The processes I’ve described are, of course, far more complex than can be accurately captured in a short article.  However, this gives you the gist of what goes on and how our problems in living are often rooted in our experiences of social and interpersonal relationships. And that’s important for two reasons – it first dispels the myth that the problems we live with are purely personal and rooted in some kind of individual dysfunction that’s completely unrelated to our life experiences. And secondly, it prompts us to look at other factors when thinking about wellbeing, whether the quality of our relationships, the scope of our capabilities, our sense of belonging – or otherwise – in the world around us.  And with this knowledge comes a pathway for enduring change.

NOTES

[1]  Mental Health Foundation, ‘Surviving or Thriving: The State of Mental Health in the UK’ (2017); downloaded on May 12th, 2017 from https://www.mentalhealth.org.uk/sites/default/files/surviving-or-thriving-state-uk-mental-health.pdf

[2]  This is true in western cultures, although there appears to be a diffusion of attachment in more communal societies See, for example, Naomi Quinn and Jeannette Marie Mageo (Eds.) (2013), Attachment Reconsidered: Cultural Perspectives on a Western Theory

[3]  Sue Gerhardt (2004), Why Love Matters: How Affection Shapes a Baby’s Brain. Routledge: London.

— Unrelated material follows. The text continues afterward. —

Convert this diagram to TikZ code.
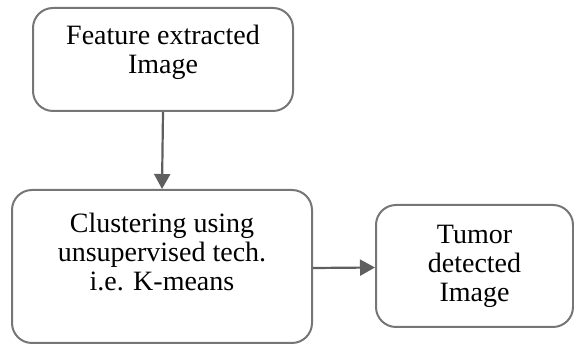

[4]  John Bowlby (1988). A Secure Base: Parent-Child Attachment and Healthy Human Development. Routledge: London.

[5]  Very few parents intentionally set out to harm their children. Where parents are unable to provide the optimal level of developmental support, this typically points to a lack of ability rather than a lack of willingness. Further, we learn to parent as a result of our own experience of parenting – if we were inadequately parented as children by our own parents, we will likely replicate the same parenting strategies when our own time comes. In turn, our own parents learned how to parent from their parents, thus we can see how sub-optimal parenting can be transmitted across the generations, a phenomena known as poisonous pedagogy.

[6]  Vaillancourt T, Duku E, deCatanzaro D, MacMillan H, Muir C, et al., ‘Variation in hypothalamic-pituitary-adrenal axis activity among bullied and non-bullied children’ in Aggressive Behavior. 34: 294-305 (2008). See Also Vaillancourt T, Hymel S, McDougall P., ‘The biological underpinnings of peer victimization: Understanding why and how the effects of bullying can last a lifetime’ in Theory into Practice. 52: 241-248 (2013).

[7]  This is, of course, an incredibly complex – and contentious – subject, and I’ll write about it in far more detail elsewhere. A single line is just not enough.